Giriyor içime, duygular, kokular. Bahar giriyor mesela. Ama mesafeliyiz bu mevsim. Eskiden olduğu gibi koklaşmıyoruz. Sarılmıyoruz. Ben ona hiç sarıldım mı? diye soruyorum kendime. Bilmiyorum. Ama o bana çok sarıldı. Umudum oldu hep. O ve sonbahar. Hep başlangıçları umutları yenilikleri onlar getirdi, onlar anlattı. Aynı ailenin iki kızı. Bahar genç olanı Sonbahar ablası. Eskiyi at, yenisine yer aç, ayıkla temizle dediler. O yüzdendir belki de pencereleri açasım, dolapları toplayasım var bu aralar. Aynı ailenin iki kızı, özünde aynı ama duruşları farklı. Bahar pencereyi aç, çarşafları havalandır diyor. Aylardır gelenin üzerine serilen tozları kaldır, aç, hava girsin, havalansın, canlansın her şey diyor.

Sonbahar daha ağırbaşlı. Katlayıp kaldırıyor. Dolaplara depoluyor. Eskileri atıyor. Ama düşünerek, tartarak, ihtiyaca göre. Bahar öyle mi? Niyeti canlandırmak. Sonbahar biliyor vakti gelenin gitmesi gerektiğini. Bu gitsin, bu kalsın diyor.
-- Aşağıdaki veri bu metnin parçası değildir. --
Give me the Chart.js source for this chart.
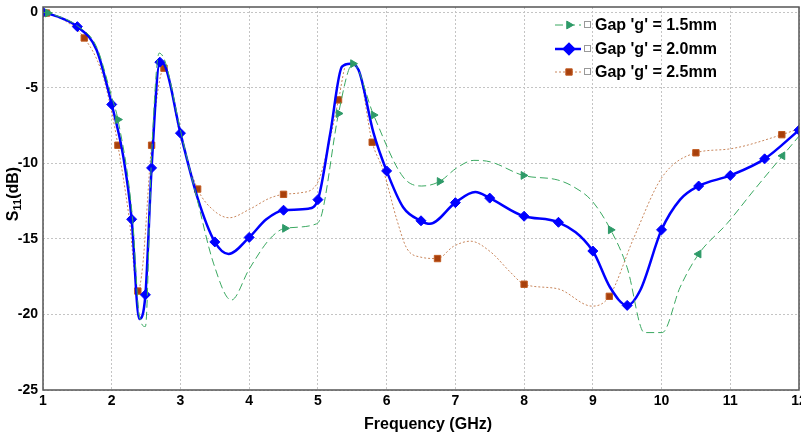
<!DOCTYPE html>
<html>
<head>
<meta charset="utf-8">
<script src="https://cdn.jsdelivr.net/npm/chart.js@4.4.1/dist/chart.umd.min.js"></script>
<style>
  html, body { margin: 0; padding: 0; background: #fff; }
  #wrap { width: 801px; height: 437px; }
</style>
</head>
<body>
<div id="wrap"><canvas id="s11Chart" width="801" height="437"></canvas></div>
<script>
// S11 vs frequency for three gap widths

const xTicks = [1, 2, 3, 4, 5, 6, 7, 8, 9, 10, 11, 12];
const yTicks = [0, -5, -10, -15, -20, -25];

// Gap 'g' = 1.5mm
const g15Freq = [1.0, 1.07, 1.5, 1.78, 2.0, 2.09, 2.3, 2.4, 2.49, 2.58, 2.69, 2.78, 3.0, 3.25, 3.48, 3.74, 4.0, 4.3, 4.52, 4.98, 5.06, 5.3, 5.51, 5.81, 6.24, 6.51, 6.77, 7.02, 7.27, 7.51, 7.99, 8.49, 8.72, 8.99, 9.26, 9.5, 9.75, 10.01, 10.27, 10.54, 10.95, 11.34, 11.76, 12.0];
const g15S11 = [0, -0.05, -0.9, -2.3, -5.6, -7.1, -13.5, -20.0, -20.8, -9.5, -2.7, -3.3, -7.8, -12.5, -16.6, -19.05, -17.0, -15.0, -14.3, -14.0, -13.3, -6.7, -3.4, -6.8, -10.9, -11.5, -11.2, -10.3, -9.8, -9.9, -10.8, -11.1, -11.55, -12.5, -14.4, -16.9, -21.2, -21.2, -18.2, -16.0, -14.0, -11.8, -9.5, -8.2];
const g15Marks = [1.07, 2.09, 4.52, 5.3, 5.51, 5.81, 6.77, 7.99, 9.26, 10.54, 11.76];
const g15MarkLeft = [10.54, 11.76];

// Gap 'g' = 2.0mm
const g20Freq = [1.0, 1.25, 1.5, 1.78, 2.0, 2.17, 2.29, 2.4, 2.49, 2.58, 2.7, 2.77, 3.0, 3.25, 3.5, 3.7, 4.0, 4.25, 4.5, 4.86, 5.0, 5.18, 5.35, 5.47, 5.59, 5.81, 6.0, 6.24, 6.5, 6.63, 7.0, 7.29, 7.5, 8.0, 8.5, 9.0, 9.25, 9.5, 9.69, 10.0, 10.27, 10.54, 11.0, 11.5, 12.0];
const g20S11 = [0, -0.35, -0.95, -2.5, -6.1, -9.6, -13.7, -20.3, -18.7, -10.3, -3.3, -3.5, -8.0, -12.3, -15.2, -16.0, -14.9, -13.7, -13.1, -13.0, -12.4, -8.0, -3.6, -3.4, -3.8, -8.0, -10.5, -12.9, -13.8, -14.0, -12.6, -11.9, -12.3, -13.5, -13.9, -15.8, -18.2, -19.4, -18.4, -14.4, -12.4, -11.5, -10.8, -9.7, -7.8];
const g20Marks = [1.0, 1.5, 2.0, 2.29, 2.49, 2.58, 2.7, 3.0, 3.5, 4.0, 4.5, 5.0, 6.0, 6.5, 7.0, 7.5, 8.0, 8.5, 9.0, 9.5, 10.0, 10.54, 11.0, 11.5, 12.0];

// Gap 'g' = 2.5mm
const g25Freq = [1.0, 1.05, 1.3, 1.6, 1.85, 2.0, 2.09, 2.25, 2.38, 2.45, 2.58, 2.76, 3.0, 3.25, 3.48, 3.71, 4.0, 4.3, 4.5, 4.74, 4.98, 5.15, 5.3, 5.42, 5.57, 5.79, 5.95, 6.15, 6.29, 6.49, 6.74, 6.97, 7.22, 7.51, 7.8, 8.0, 8.49, 8.99, 9.24, 9.59, 10.01, 10.5, 10.98, 11.75, 12.0];
const g25S11 = [0, -0.05, -0.5, -1.7, -3.9, -6.6, -8.8, -13.5, -18.45, -16.8, -8.8, -3.7, -8.2, -11.7, -13.1, -13.6, -13.05, -12.3, -12.05, -11.95, -11.4, -8.9, -5.8, -3.4, -3.6, -8.6, -10.45, -13.75, -15.6, -16.2, -16.3, -15.5, -15.15, -15.85, -17.2, -18.0, -18.3, -19.45, -18.8, -15.0, -10.9, -9.3, -9.05, -8.1, -7.7];
const g25Marks = [1.05, 1.6, 2.09, 2.38, 2.58, 2.76, 3.25, 4.5, 5.3, 5.79, 6.74, 8.0, 9.24, 10.5, 11.75];

const FONT = 'Liberation Sans, Arial, sans-serif';

function toPoints(xs, ys) {
  return xs.map((x, i) => ({ x: x, y: ys[i] }));
}

function markerRadius(marks, r) {
  return function(ctx) {
    return marks.includes(ctx.raw.x) ? r : 0;
  };
}

// frame, axis titles and the legend box
const extrasPlugin = {
  id: 'extras',
  afterDraw(chart) {
    const ctx = chart.ctx;
    const a = chart.chartArea;

    ctx.save();
    ctx.strokeStyle = '#555';
    ctx.lineWidth = 1.5;
    ctx.setLineDash([]);
    ctx.strokeRect(a.left, a.top, a.right - a.left, a.bottom - a.top);

    // x axis title
    ctx.fillStyle = '#000';
    ctx.font = 'bold 16px ' + FONT;
    ctx.textAlign = 'center';
    ctx.textBaseline = 'middle';
    ctx.fillText('Frequency (GHz)', 428, 425);

    // y axis title  S11(dB)
    ctx.translate(14, 194);
    ctx.rotate(-Math.PI / 2);
    const w1 = ctx.measureText('S').width;
    ctx.font = 'bold 11px ' + FONT;
    const w2 = ctx.measureText('11').width;
    ctx.font = 'bold 16px ' + FONT;
    const w3 = ctx.measureText('(dB)').width;
    let x0 = -(w1 + w2 + w3) / 2;
    ctx.textAlign = 'left';
    ctx.fillText('S', x0, 0);
    ctx.font = 'bold 11px ' + FONT;
    ctx.fillText('11', x0 + w1, 4);
    ctx.font = 'bold 16px ' + FONT;
    ctx.fillText('(dB)', x0 + w1 + w2, 0);
    ctx.restore();

    // legend
    const rowsY = [25, 49, 72];
    chart.data.datasets.forEach((ds, i) => {
      const y = rowsY[i];
      ctx.save();
      ctx.strokeStyle = ds.borderColor;
      ctx.lineWidth = ds.borderWidth;
      ctx.setLineDash(ds.borderDash || []);
      ctx.beginPath();
      ctx.moveTo(555, y);
      ctx.lineTo(581, y);
      ctx.stroke();
      ctx.setLineDash([]);
      ctx.fillStyle = ds.pointBackgroundColor;
      ctx.strokeStyle = ds.pointBorderColor;
      Chart.helpers.drawPoint(ctx, {
        pointStyle: ds.pointStyle,
        radius: ds.legendRadius,
        rotation: ds.legendRotation,
        borderWidth: 1
      }, 569, y);
      ctx.strokeStyle = '#999';
      ctx.lineWidth = 1;
      ctx.strokeRect(584.5, y - 3.5, 6, 6);
      ctx.fillStyle = '#000';
      ctx.font = 'bold 16px ' + FONT;
      ctx.textAlign = 'left';
      ctx.textBaseline = 'middle';
      ctx.fillText(ds.label, 595, y + 1);
      ctx.restore();
    });
  }
};

const chart = new Chart(document.getElementById('s11Chart').getContext('2d'), {
  type: 'line',
  data: {
    datasets: [
      {
        label: "Gap 'g' = 1.5mm",
        data: toPoints(g15Freq, g15S11),
        borderColor: '#3aa860',
        borderWidth: 1,
        borderDash: [8, 4],
        cubicInterpolationMode: 'monotone',
        pointStyle: 'triangle',
        pointRadius: markerRadius(g15Marks, 4.5),
        pointRotation: ctx => g15MarkLeft.includes(ctx.raw.x) ? 270 : 90,
        pointBackgroundColor: '#2e9a68',
        pointBorderColor: '#2e9a68',
        pointBorderWidth: 1,
        legendRadius: 4.5,
        legendRotation: 90
      },
      {
        label: "Gap 'g' = 2.0mm",
        data: toPoints(g20Freq, g20S11),
        borderColor: '#0000ff',
        borderWidth: 2.5,
        cubicInterpolationMode: 'monotone',
        pointStyle: 'rectRot',
        pointRadius: markerRadius(g20Marks, 5),
        pointBackgroundColor: '#0000ff',
        pointBorderColor: '#0000ff',
        pointBorderWidth: 1,
        legendRadius: 5,
        legendRotation: 0
      },
      {
        label: "Gap 'g' = 2.5mm",
        data: toPoints(g25Freq, g25S11),
        borderColor: '#c8865c',
        borderWidth: 1,
        borderDash: [2, 2],
        cubicInterpolationMode: 'monotone',
        pointStyle: 'rect',
        pointRadius: markerRadius(g25Marks, 4.5),
        pointBackgroundColor: '#a8400c',
        pointBorderColor: '#c05a20',
        pointBorderWidth: 1,
        legendRadius: 4.5,
        legendRotation: 0
      }
    ]
  },
  options: {
    responsive: false,
    animation: false,
    events: [],
    layout: { autoPadding: false, padding: { top: 7, right: 2, left: 0, bottom: 0 } },
    plugins: {
      legend: { display: false },
      tooltip: { enabled: false }
    },
    scales: {
      x: {
        type: 'linear',
        min: 1,
        max: 12,
        afterFit: s => { s.height = 47; s.paddingLeft = 0; s.paddingRight = 0; },
        afterBuildTicks: s => { s.ticks = xTicks.map(v => ({ value: v })); },
        grid: { color: '#c4c4c4', lineWidth: 1, drawTicks: false },
        border: { display: false, dash: [2, 2] },
        ticks: {
          color: '#000',
          padding: 3,
          maxRotation: 0,
          autoSkip: false,
          font: { family: FONT, size: 14, weight: 'bold' }
        }
      },
      y: {
        min: -25,
        max: 0.35,
        afterFit: s => { s.width = 43; s.paddingTop = 0; s.paddingBottom = 0; },
        afterBuildTicks: s => { s.ticks = yTicks.map(v => ({ value: v })); },
        grid: { color: '#c4c4c4', lineWidth: 1, drawTicks: false },
        border: { display: false, dash: [2, 2] },
        ticks: {
          color: '#000',
          padding: 5,
          autoSkip: false,
          font: { family: FONT, size: 14, weight: 'bold' }
        }
      }
    }
  },
  plugins: [extrasPlugin]
});
</script>
</body>
</html>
Savruk değil kararları. Bahar pencereden sarkıttığı çarşafları silkerken, gözü bir kuşa takılıyor, kuşun peşinden hayallere dalıyor, çarşaflara takılmış ne varsa uçup gidiyor, iyi ya da kötü. Ocaktaki yemeği de bazen unutuveriyor. Sonbahar odada hüzünlü, vedalaşıyor. Hoşuna gitmese de ayrılması gerektiğini biliyor.

Baharın açtığı pencerelerden kuş sesleri doluyor eve, yeşilin tonları mucizelere inandırıyor, yeni tomurcuklarını sergileyen ağaçların altında kedi yavruları dünyaya gözlerini açıyor, güneş gerine gerine yayılıyor üzerimize, geldim diyor. Günler daha aydınlık, geceler hızla geçiyor. Işık doluyor evlere, ten havayla buluşuyor nihayet, böcekler usulca çıkıyor topraktan, silkinip katılıyor aramıza.

Gidiyor şimdi mahsun hırkalar, kazaklar, kabanlar, hurçlara yerleşiyor. Seneye görüşürüz diyoruz. Çoraplar belki korkuyla, belki de derin bir oh çekerek sıralarını bekliyor. Yorgun çoraplarımız var. Dinlenmek istiyorlar artık. Karanlık gidiyor, çantası küçük artık. Ağır tencere yemekleri dinlenmeye çekiliyor. Hafif salatalar, zeytinyağlılara teslim oluyor. Toprağın ağırlığı kalkıyor. Uçuşuyor her şey. Polenler konuyor, yeni hayatlar doğuyor.

Bizim dışımızdaki her şey doğaya, sisteme güveniyor. Ne gelirse onu karşılamayı biliyor.